Family failing of philosophers: All philosophers have the common failing of starting out from man as he is now and thinking they can reach their goal through an analysis of him. They involuntarily think of ‘man’ as an aeterna veritas, as something that remains constant in the midst of all flux, as a sure measure of things. Everything the philosopher has declared about man is, however, at bottom no more than a testimony as to the man of a very limited period of time. Lack of historical sense is the family failing of all philosophers.
Friedrich Nietzsche, Human, All too Human
We all know that historical consciousness starts in the beginning of the 19th century with Hegel, before strongly re-emphasized by Marx and Nietzsche in the late 19th century. But Hegel never got around to reading On the Origin of Species, which was published 28 years after his death. The stupid straightforward question I would like to pose is thus embarrassingly simple: what would Hegel have thought if he had had a chance to read it? What if he had books of Dawkins beside his collection of Thucydides lying on his bookshelf? Would he perhaps extrapolate his Phenomenology of Spirit to a Phenomenology of Species?
When did the self begin? When did the unconscious begin? When did Freudian triad and Lacanian Borommean rings begin? Psychoanalysis is bound to be hit by these questions, as new researches show mirror recognition in animals and robots, various perverse acts of animals (homosexuality, oral sex, prostitution, even necrophilia), beside older findings of animal dreams and stress disorders. While I am old enough to not entertain the possibility of psychoanalytic therapy for a poop-eating dog or your future Roomba, psychoanalysis for me has so much more to do than individual therapy and, as such, is the basis of my philosophical ontology.

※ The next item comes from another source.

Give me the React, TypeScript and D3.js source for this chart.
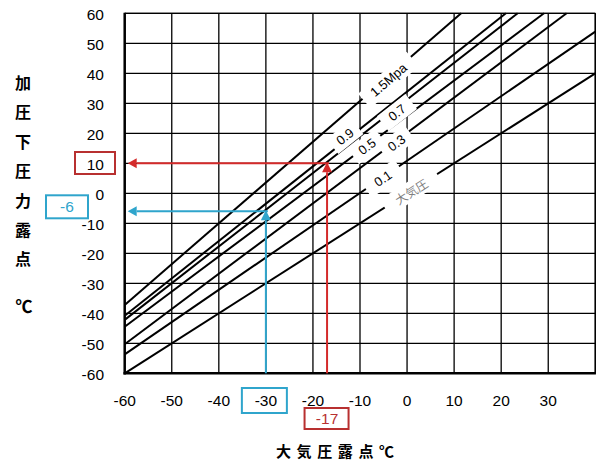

A xenolinguistic psychoanalysis is thus only prudent considering the fact that we are currently in the midst of news about all the achievements of bioengineering and cybernetics (the Haylesian posthuman, the Mitchellian age of biocybernetic reproduction). Lacan was certainly aware of a historical sense of man, as were his intellectual contemporaries — but he was not, I would claim, at the very least, entertaining the possibility of a serious interrogation on Love and Sex with Robots. A recurring subject in my researches is thus an evolutionary Lacanian psychoanalysis by way of a deeper linguistic and communicational research in new realms — new media, psychedelics, animal communication, artificial intelligence, virtual sex….
As with Hegel and Nietzsche, we cannot forget that man has become. If we are to make a comprehensive cognitive mapping, we should avoid falling into the trap of non-historicity, or, in this posthuman age, the trap of non-evolutionarity. Modifying Nietzsche, I would claim that lack of evolutionary sense is the family failing of all psychoanalysts.